Difficult distinction
But it's next to impossible for regulators or credit card companies to distinguish between purchases of health and travel insurance policies by mainland visitors to Hong Kong and the more controversial life insurance and investment policies.
A spokesman for AIA said in an e-mail response that it complies with all guidelines in the processing of applications of life insurance by mainland visitors in Hong Kong. A UnionPay press officer said last week that the company complies with regulatory requirements on managing merchants through monitoring and analyzing data.
Spokesmen for Prudential and for Hong Kong's Office of the Commissioner of Insurance declined to comment on the practice. The People's Bank of China and SAFE didn't respond to requests for comment.
Prudential, which had previously limited its Hong Kong agents to swiping credit cards no more than 10 times for each client, removed that ceiling as of last Monday, according to two agents briefed on the change. Prudential declined to comment on the move.
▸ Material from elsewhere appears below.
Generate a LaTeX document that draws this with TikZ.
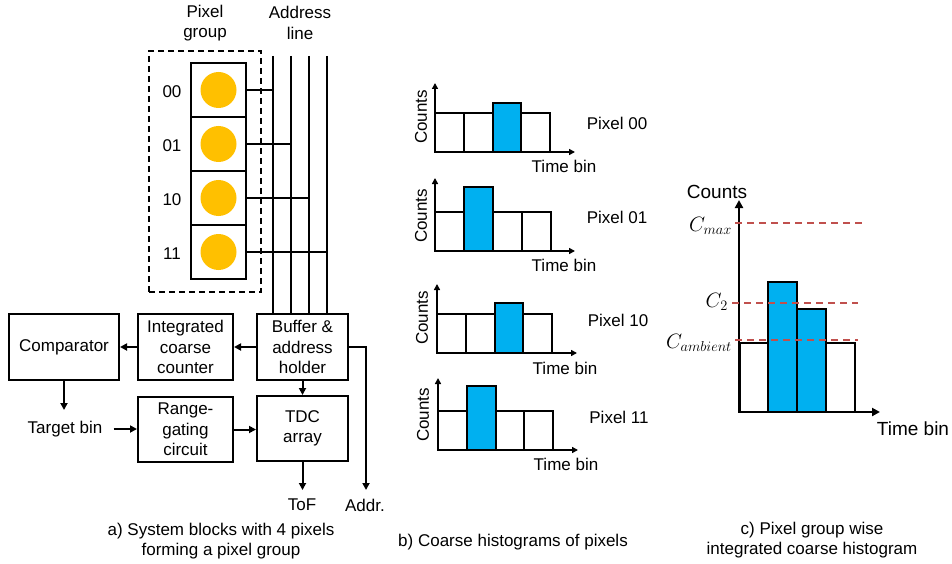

So far this year, share prices of Prudential in Hong Kong have fallen 20 percent and AIA is down 9 percent, compared with the 7 percent decline of the city's benchmark Hang Seng Index during the same period.
Raised stakes
The People's Bank of China's battle to shore up the yuan caused foreign exchange reserves to drop to a four-year low in February, raising the stakes in the effort to stem capital outflows, which reached $1 trillion last year according to Bloomberg Intelligence. Fears that money is leaking out via purchases of insurance in Hong Kong help explain the recent clampdown.